**Given task**
Please set down all the lines beneath this one exactly, without the pictures.
Records to process start
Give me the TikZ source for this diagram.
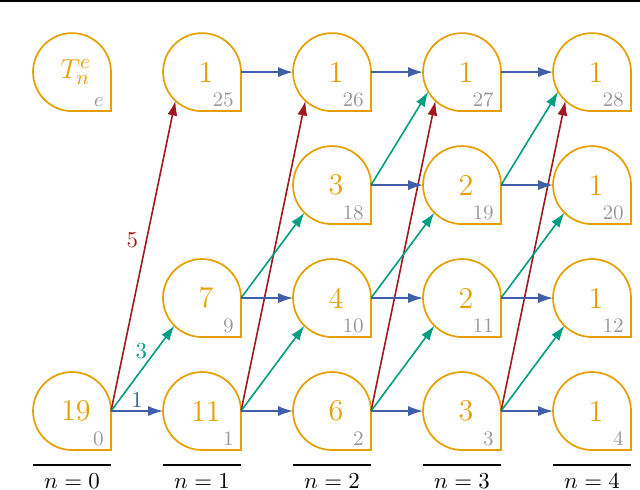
\documentclass[tikz,border=0pt]{standalone}
\usepackage{amsmath}
\usepackage{tikz}
\usetikzlibrary{positioning, arrows.meta}
\definecolor{amber}{HTML}{E69F00}
\definecolor{jade}{HTML}{009E80}
\definecolor{cobalt}{HTML}{3F5FAA}
\definecolor{crimson}{HTML}{9E1A20}
\definecolor{ash}{HTML}{999999}
\tikzset{
  cell/.style      = {circle, minimum size=1.2cm, inner sep=0pt, outer sep=0pt,
                      text=amber, font=\fontsize{13.2}{16}\selectfont,
                      execute at begin node={\hspace*{0.12cm}},
                      append after command={\pgfextra{\begin{pgfinterruptpath}
                        \draw[amber, line width=0.75pt] (\tikzlastnode.east)
                          arc[start angle=0, end angle=270, radius=0.6cm]
                          -| (\tikzlastnode.east);
                        \end{pgfinterruptpath}}}},
  idx/.style       = {anchor=base east, text=ash, font=\small, inner sep=0pt,
                      xshift=0.07cm, yshift=-0.1cm},
  stage/.style     = {inner xsep=0pt, inner ysep=3.5pt, minimum width=1.2cm},
  stagerule/.style = {line width=0.75pt, draw=black},
  hop1/.style      = {-{Latex[length=6.5pt,width=4.4pt]}, line width=0.7pt, draw=cobalt},
  hop3/.style      = {-{Latex[length=6.5pt,width=4.4pt]}, line width=0.7pt, draw=jade},
  hop5/.style      = {-{Latex[length=6.5pt,width=4.4pt]}, line width=0.7pt, draw=crimson},
}
\begin{document}
\begin{tikzpicture}[node distance=0.538cm and 0.8cm]

  \useasboundingbox (0,0) rectangle (9.846,-7.538);
  \draw[line width=0.8pt] (0,-0.012) -- (9.846,-0.012);

  \node[cell, label={[idx]-45:0}]                  (s0)  at (1.108,-6.323) {19};
  \node[cell, right=of s0, label={[idx]-45:1}]     (s1)  {11};
  \node[cell, right=of s1, label={[idx]-45:2}]     (s2)  {6};
  \node[cell, right=of s2, label={[idx]-45:3}]     (s3)  {3};
  \node[cell, right=of s3, label={[idx]-45:4}]     (s4)  {1};

  \node[cell, above=of s1, label={[idx]-45:9}]     (s9)  {7};
  \node[cell, above=of s2, label={[idx]-45:10}]    (s10) {4};
  \node[cell, above=of s3, label={[idx]-45:11}]    (s11) {2};
  \node[cell, above=of s4, label={[idx]-45:12}]    (s12) {1};

  \node[cell, above=of s10, label={[idx]-45:18}]   (s18) {3};
  \node[cell, above=of s11, label={[idx]-45:19}]   (s19) {2};
  \node[cell, above=of s12, label={[idx]-45:20}]   (s20) {1};

  \node[cell, above=of s18, label={[idx]-45:26}]   (s26) {1};
  \node[cell, left=of s26, label={[idx]-45:25}]    (s25) {1};
  \node[cell, above=of s19, label={[idx]-45:27}]   (s27) {1};
  \node[cell, above=of s20, label={[idx]-45:28}]   (s28) {1};
  \node[cell, left=of s25, label={[idx]-45:$e$}]   (te)  {$T_n^e$};

  \node[stage, below=0.23cm of s0] (m0) {$n=0$};
  \node[stage, below=0.23cm of s1] (m1) {$n=1$};
  \node[stage, below=0.23cm of s2] (m2) {$n=2$};
  \node[stage, below=0.23cm of s3] (m3) {$n=3$};
  \node[stage, below=0.23cm of s4] (m4) {$n=4$};
  \draw[stagerule] (m0.north west) -- (m0.north east);
  \draw[stagerule] (m1.north west) -- (m1.north east);
  \draw[stagerule] (m2.north west) -- (m2.north east);
  \draw[stagerule] (m3.north west) -- (m3.north east);
  \draw[stagerule] (m4.north west) -- (m4.north east);

  \draw[hop5] (s0.east) -- node[pos=0.55, left, text=crimson]{5} (s25.227);
  \draw[hop5] (s1.east) -- (s26.227);
  \draw[hop5] (s2.east) -- (s27.227);
  \draw[hop5] (s3.east) -- (s28.227);

  \draw[hop3] (s0.east) -- node[pos=0.7, left, text=jade]{3} (s9.225);
  \draw[hop3] (s1.east) -- (s10.225);
  \draw[hop3] (s2.east) -- (s11.225);
  \draw[hop3] (s3.east) -- (s12.225);
  \draw[hop3] (s9.east) -- (s18.225);
  \draw[hop3] (s10.east) -- (s19.225);
  \draw[hop3] (s11.east) -- (s20.225);
  \draw[hop3] (s18.east) -- (s27.210);
  \draw[hop3] (s19.east) -- (s28.210);

  \draw[hop1] (s0.east) -- node[above, inner sep=1pt, text=cobalt]{1} (s1.west);
  \draw[hop1] (s1.east) -- (s2.west);
  \draw[hop1] (s2.east) -- (s3.west);
  \draw[hop1] (s3.east) -- (s4.west);
  \draw[hop1] (s9.east) -- (s10.west);
  \draw[hop1] (s10.east) -- (s11.west);
  \draw[hop1] (s11.east) -- (s12.west);
  \draw[hop1] (s18.east) -- (s19.west);
  \draw[hop1] (s19.east) -- (s20.west);
  \draw[hop1] (s25.east) -- (s26.west);
  \draw[hop1] (s26.east) -- (s27.west);
  \draw[hop1] (s27.east) -- (s28.west);

\end{tikzpicture}
\end{document}
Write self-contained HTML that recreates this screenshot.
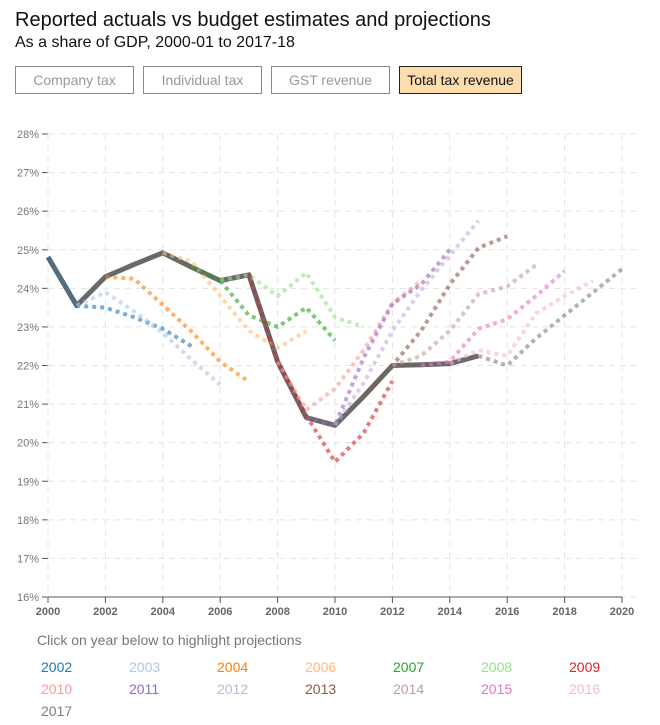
Records to process end
**Response to this task**
Give me the TikZ source for this diagram.
\documentclass[tikz,border=0pt]{standalone}
\usepackage{amsmath}
\usepackage{tikz}
\usetikzlibrary{positioning, arrows.meta}
\definecolor{amber}{HTML}{E69F00}
\definecolor{jade}{HTML}{009E80}
\definecolor{cobalt}{HTML}{3F5FAA}
\definecolor{crimson}{HTML}{9E1A20}
\definecolor{ash}{HTML}{999999}
\tikzset{
  cell/.style      = {circle, minimum size=1.2cm, inner sep=0pt, outer sep=0pt,
                      text=amber, font=\fontsize{13.2}{16}\selectfont,
                      execute at begin node={\hspace*{0.12cm}},
                      append after command={\pgfextra{\begin{pgfinterruptpath}
                        \draw[amber, line width=0.75pt] (\tikzlastnode.east)
                          arc[start angle=0, end angle=270, radius=0.6cm]
                          -| (\tikzlastnode.east);
                        \end{pgfinterruptpath}}}},
  idx/.style       = {anchor=base east, text=ash, font=\small, inner sep=0pt,
                      xshift=0.07cm, yshift=-0.1cm},
  stage/.style     = {inner xsep=0pt, inner ysep=3.5pt, minimum width=1.2cm},
  stagerule/.style = {line width=0.75pt, draw=black},
  hop1/.style      = {-{Latex[length=6.5pt,width=4.4pt]}, line width=0.7pt, draw=cobalt},
  hop3/.style      = {-{Latex[length=6.5pt,width=4.4pt]}, line width=0.7pt, draw=jade},
  hop5/.style      = {-{Latex[length=6.5pt,width=4.4pt]}, line width=0.7pt, draw=crimson},
}
\begin{document}
\begin{tikzpicture}[node distance=0.538cm and 0.8cm]

  \useasboundingbox (0,0) rectangle (9.846,-7.538);
  \draw[line width=0.8pt] (0,-0.012) -- (9.846,-0.012);

  \node[cell, label={[idx]-45:0}]                  (s0)  at (1.108,-6.323) {19};
  \node[cell, right=of s0, label={[idx]-45:1}]     (s1)  {11};
  \node[cell, right=of s1, label={[idx]-45:2}]     (s2)  {6};
  \node[cell, right=of s2, label={[idx]-45:3}]     (s3)  {3};
  \node[cell, right=of s3, label={[idx]-45:4}]     (s4)  {1};

  \node[cell, above=of s1, label={[idx]-45:9}]     (s9)  {7};
  \node[cell, above=of s2, label={[idx]-45:10}]    (s10) {4};
  \node[cell, above=of s3, label={[idx]-45:11}]    (s11) {2};
  \node[cell, above=of s4, label={[idx]-45:12}]    (s12) {1};

  \node[cell, above=of s10, label={[idx]-45:18}]   (s18) {3};
  \node[cell, above=of s11, label={[idx]-45:19}]   (s19) {2};
  \node[cell, above=of s12, label={[idx]-45:20}]   (s20) {1};

  \node[cell, above=of s18, label={[idx]-45:26}]   (s26) {1};
  \node[cell, left=of s26, label={[idx]-45:25}]    (s25) {1};
  \node[cell, above=of s19, label={[idx]-45:27}]   (s27) {1};
  \node[cell, above=of s20, label={[idx]-45:28}]   (s28) {1};
  \node[cell, left=of s25, label={[idx]-45:$e$}]   (te)  {$T_n^e$};

  \node[stage, below=0.23cm of s0] (m0) {$n=0$};
  \node[stage, below=0.23cm of s1] (m1) {$n=1$};
  \node[stage, below=0.23cm of s2] (m2) {$n=2$};
  \node[stage, below=0.23cm of s3] (m3) {$n=3$};
  \node[stage, below=0.23cm of s4] (m4) {$n=4$};
  \draw[stagerule] (m0.north west) -- (m0.north east);
  \draw[stagerule] (m1.north west) -- (m1.north east);
  \draw[stagerule] (m2.north west) -- (m2.north east);
  \draw[stagerule] (m3.north west) -- (m3.north east);
  \draw[stagerule] (m4.north west) -- (m4.north east);

  \draw[hop5] (s0.east) -- node[pos=0.55, left, text=crimson]{5} (s25.227);
  \draw[hop5] (s1.east) -- (s26.227);
  \draw[hop5] (s2.east) -- (s27.227);
  \draw[hop5] (s3.east) -- (s28.227);

  \draw[hop3] (s0.east) -- node[pos=0.7, left, text=jade]{3} (s9.225);
  \draw[hop3] (s1.east) -- (s10.225);
  \draw[hop3] (s2.east) -- (s11.225);
  \draw[hop3] (s3.east) -- (s12.225);
  \draw[hop3] (s9.east) -- (s18.225);
  \draw[hop3] (s10.east) -- (s19.225);
  \draw[hop3] (s11.east) -- (s20.225);
  \draw[hop3] (s18.east) -- (s27.210);
  \draw[hop3] (s19.east) -- (s28.210);

  \draw[hop1] (s0.east) -- node[above, inner sep=1pt, text=cobalt]{1} (s1.west);
  \draw[hop1] (s1.east) -- (s2.west);
  \draw[hop1] (s2.east) -- (s3.west);
  \draw[hop1] (s3.east) -- (s4.west);
  \draw[hop1] (s9.east) -- (s10.west);
  \draw[hop1] (s10.east) -- (s11.west);
  \draw[hop1] (s11.east) -- (s12.west);
  \draw[hop1] (s18.east) -- (s19.west);
  \draw[hop1] (s19.east) -- (s20.west);
  \draw[hop1] (s25.east) -- (s26.west);
  \draw[hop1] (s26.east) -- (s27.west);
  \draw[hop1] (s27.east) -- (s28.west);

\end{tikzpicture}
\end{document}
Write self-contained HTML that recreates this screenshot.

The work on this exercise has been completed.